Maybe you know the Thurber up-dated version of Red Riding Hood. The little girl goes skipping down the path with her basket and the wolf comes out of nowhere. “Hello, little girl! Where are you off to with that basket? I’ll bet it’s full of goodies!”
The little girl reaches into her basket, pulls out a .45 and plugs the wolf dead. Moral: little girls aren’t what they used to be.
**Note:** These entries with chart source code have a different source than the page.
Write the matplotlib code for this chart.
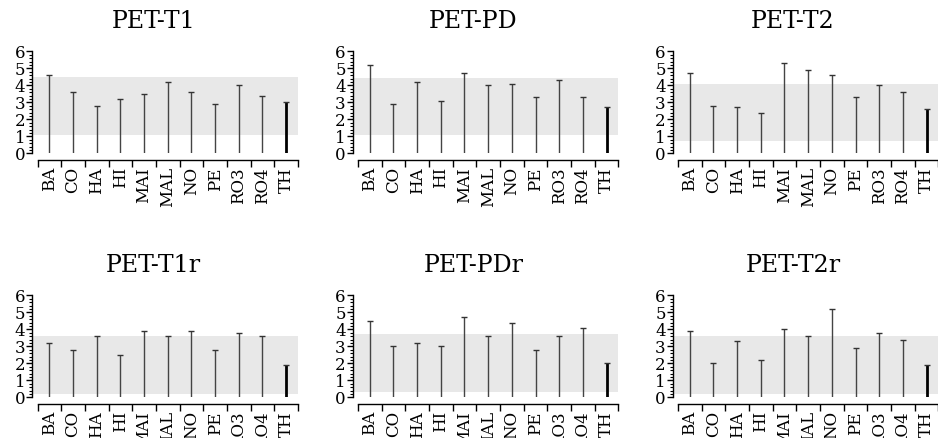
import numpy as np
import matplotlib
matplotlib.use("Agg")
import matplotlib.pyplot as plt
from matplotlib.ticker import MultipleLocator, FixedLocator

plt.rcParams['font.family'] = ['DejaVu Serif']

categories = ["BA", "CO", "HA", "HI", "MAI", "MAL", "NO", "PE", "RO3", "RO4", "TH"]

titles = ["PET-T1", "PET-PD", "PET-T2", "PET-T1r", "PET-PDr", "PET-T2r"]

pet_t1 = [4.6, 3.6, 2.8, 3.2, 3.5, 4.2, 3.6, 2.9, 4.0, 3.4, 3.0]
pet_pd = [5.2, 2.9, 4.2, 3.1, 4.7, 4.0, 4.1, 3.3, 4.3, 3.3, 2.7]
pet_t2 = [4.7, 2.8, 2.7, 2.4, 5.3, 4.9, 4.6, 3.3, 4.0, 3.6, 2.6]
pet_t1r = [3.2, 2.8, 3.6, 2.5, 3.9, 3.6, 3.9, 2.8, 3.8, 3.6, 1.9]
pet_pdr = [4.5, 3.0, 3.2, 3.0, 4.7, 3.6, 4.4, 2.8, 3.6, 4.1, 2.0]
pet_t2r = [3.9, 2.0, 3.3, 2.2, 4.0, 3.6, 5.2, 2.9, 3.8, 3.4, 1.9]

# shaded reference band (low, high) per panel
bands = [(1.1, 4.5), (1.05, 4.4), (0.75, 4.1), (0.2, 3.6), (0.3, 3.7), (0.2, 3.6)]

series = [pet_t1, pet_pd, pet_t2, pet_t1r, pet_pdr, pet_t2r]

fig = plt.figure(figsize=(9.38, 4.38), dpi=100)

lefts = [32.3, 352.7, 672.7]
bottoms = [153.3, 397.3]
title_x = [153.5, 473.5, 793]
title_y = [22, 265]
W, H = 938.0, 438.0
aw, ah = 265.7, 102.0

x = np.arange(len(categories))

for i, (name, vals, band) in enumerate(zip(titles, series, bands)):
    r, c = divmod(i, 3)
    ax = fig.add_axes([lefts[c] / W, 1 - bottoms[r] / H, aw / W, ah / H])
    ax.set_xlim(-0.72, 10.5)
    ax.set_ylim(0, 6)
    ax.axhspan(band[0], band[1], color="#e8e8e8", lw=0, zorder=0)

    cols = ["#444444"] * (len(vals) - 1) + ["#000000"]
    lws = [1.0] * (len(vals) - 1) + [2.0]
    ax.vlines(x, 0, vals, colors=cols, linewidths=lws, zorder=2)
    ax.plot(x, vals, ls="none", marker="_", ms=5, mew=1.0, color="#333333", zorder=3)

    for s in ["top", "right"]:
        ax.spines[s].set_visible(False)
    ax.spines["bottom"].set_position(("outward", 5))
    ax.spines["bottom"].set_bounds(-0.5, 10.5)
    ax.spines["left"].set_bounds(0, 6)
    ax.spines["left"].set_linewidth(1.0)
    ax.spines["bottom"].set_linewidth(1.0)

    ax.yaxis.set_major_locator(MultipleLocator(1))
    ax.yaxis.set_minor_locator(MultipleLocator(0.2))
    ax.tick_params(axis="y", which="major", length=4, width=1, pad=1, labelsize=12)
    ax.tick_params(axis="y", which="minor", length=2.5, width=0.8)

    ax.set_xticks(x)
    ax.set_xticklabels(categories, rotation=90)
    ax.xaxis.set_minor_locator(FixedLocator(np.arange(-0.5, 11, 1)))
    ax.tick_params(axis="x", which="major", length=0, pad=5, labelsize=12)
    ax.tick_params(axis="x", which="minor", length=5, width=1)

    fig.text(title_x[c] / W, 1 - title_y[r] / H, name, ha="center", va="center", fontsize=17)

fig.savefig("out.png", dpi=100)
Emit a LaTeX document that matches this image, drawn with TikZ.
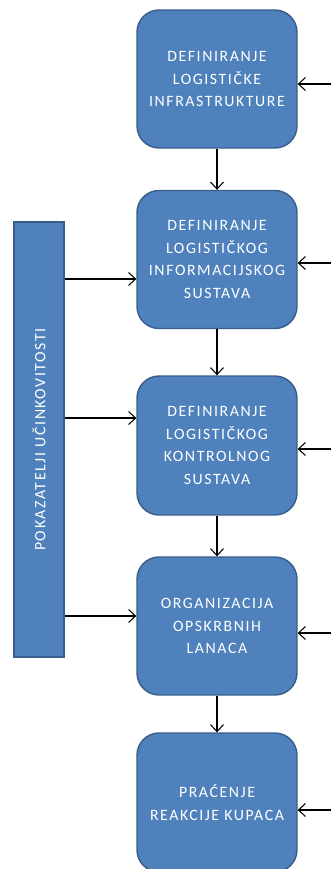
\documentclass[tikz,border=0pt]{standalone}
\usepackage{fontspec}
\setmainfont{Carlito}[LetterSpace=10]
\usepackage{xcolor}
\definecolor{boxblue}{HTML}{4F81BD}
\definecolor{boxedge}{HTML}{385D8A}
\usetikzlibrary{arrows.meta}

\tikzset{
  stage/.style={draw=boxedge, fill=boxblue, line width=0.8pt, rounded corners=0.44cm,
    minimum width=3.2cm, minimum height=2.76cm, align=center, text=white,
    font=\fontsize{9}{13}\selectfont},
  flow/.style={->, semithick, >={Straight Barb[length=1.4mm,width=2.6mm]}}
}

\begin{document}
\begin{tikzpicture}[x=0.02cm, y=-0.02cm]
  \useasboundingbox (0,0) rectangle (331,869);
  % Stages
  \node[stage] (b1) at (217,79) {DEFINIRANJE\\LOGISTIČKE\\INFRASTRUKTURE};
  \node[stage] (b2) at (217,259.5) {DEFINIRANJE\\LOGISTIČKOG\\INFORMACIJSKOG\\SUSTAVA};
  \node[stage, minimum height=2.78cm] (b3) at (217,445.5) {DEFINIRANJE\\LOGISTIČKOG\\KONTROLNOG\\SUSTAVA};
  \node[stage] (b4) at (217,626) {ORGANIZACIJA\\OPSKRBNIH\\LANACA};
  \node[stage, minimum height=2.78cm] (b5) at (217,802.5) {PRAĆENJE\\REAKCIJE KUPACA};
  % Indicator bar
  \node[draw=boxedge, fill=boxblue, line width=0.8pt, minimum width=1cm, minimum height=8.7cm] (bar) at (39,439.5) {};
  \node[rotate=90, text=white, font=\fontsize{9}{10}\selectfont] (barlabel) at (bar.center) {POKAZATELJI UČINKOVITOSTI};
  % Flow down
  \foreach \a/\b in {b1/b2, b2/b3, b3/b4, b4/b5}
    \draw[flow] (\a.south) -- (\b.north);
  % Indicators to stages
  \foreach \b/\y in {b2/279, b3/418, b4/616}
    \draw[flow] (bar.east |- 0,\y) -- (\b.west |- 0,\y);
  % Inputs from the right
  \foreach \b/\y [count=\i] in {b1/84, b2/263, b3/449, b4/633, b5/810} {
    \coordinate (r\i) at (331,\y);
    \draw[flow] (r\i) -- (\b.east |- r\i);
  }
\end{tikzpicture}
\end{document}
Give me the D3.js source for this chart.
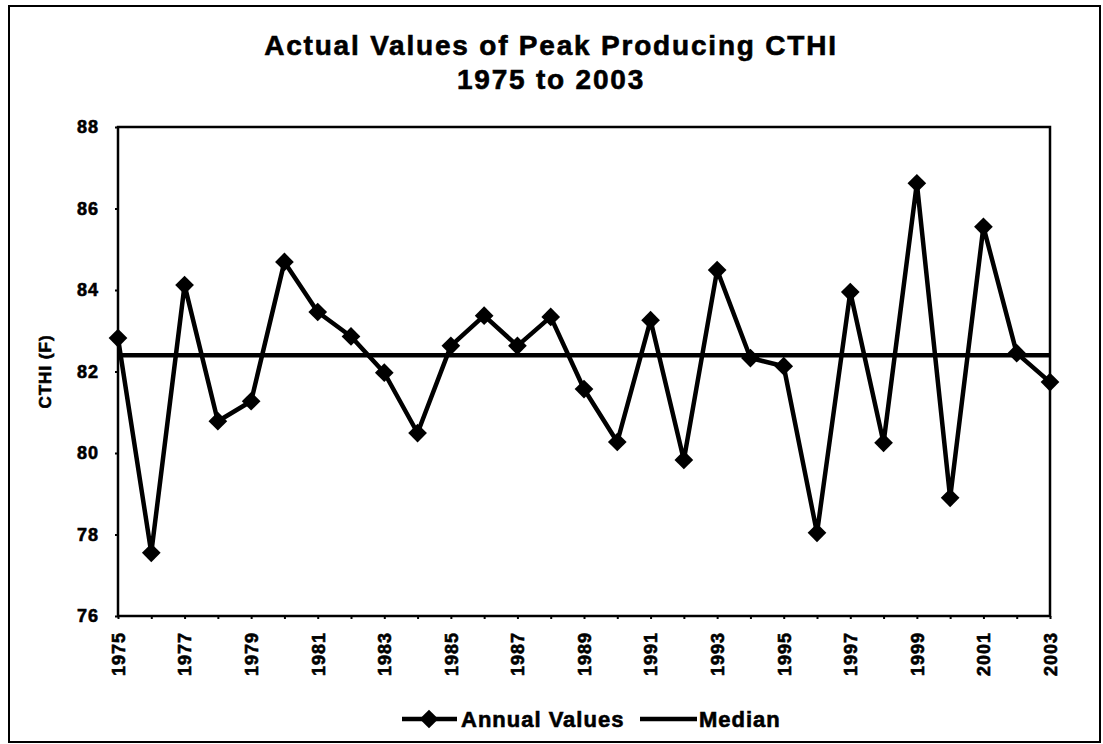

“Hard Candy” is a film that came from a news story in Japan that involved a girl who was attacked and hurt. Her friends formed a group, fooled the attacker into coming to an apartment, and beat him thoroughly. The man who heard this was a Hollywood producer who sketched out a version with only one girl, who plans pay-back for the murder of a friend. He took the story to a writer who developed it into a script. They chose a director and crew, found financing and cast the movie, which became a sensation.
Much of the reason the film was so powerful was the casting of Ellen Page as the girl. The story told is that over 300 girls were auditioned without finding the right person. Finally, they looked at a tape of what seemed to be a 12 year old boy with a buzz cut — except that she was a girl with an incredible facility with language. She was not a gamine, not a pixie, but almost an androgenous urchin. In the film she plans and executes a castration, plus other destruction, but there is little violence, no blood, and the worst stuff is off-camera, even the pornography this photographer has supposedly taken. We never see intimate body parts. But are never exactly sure what’s about to happen because the plot takes turn after turn.
It’s not a thriller or a horror show. The producer calls it a polemic. It balances on that knife edge in our culture between the demand for freedom to the point of death and a clever depiction of the fantasy approaching dementia that will makes us rich and admired. Then there is the poison thread of pedophilia, reversed, so that the adult man is the victim.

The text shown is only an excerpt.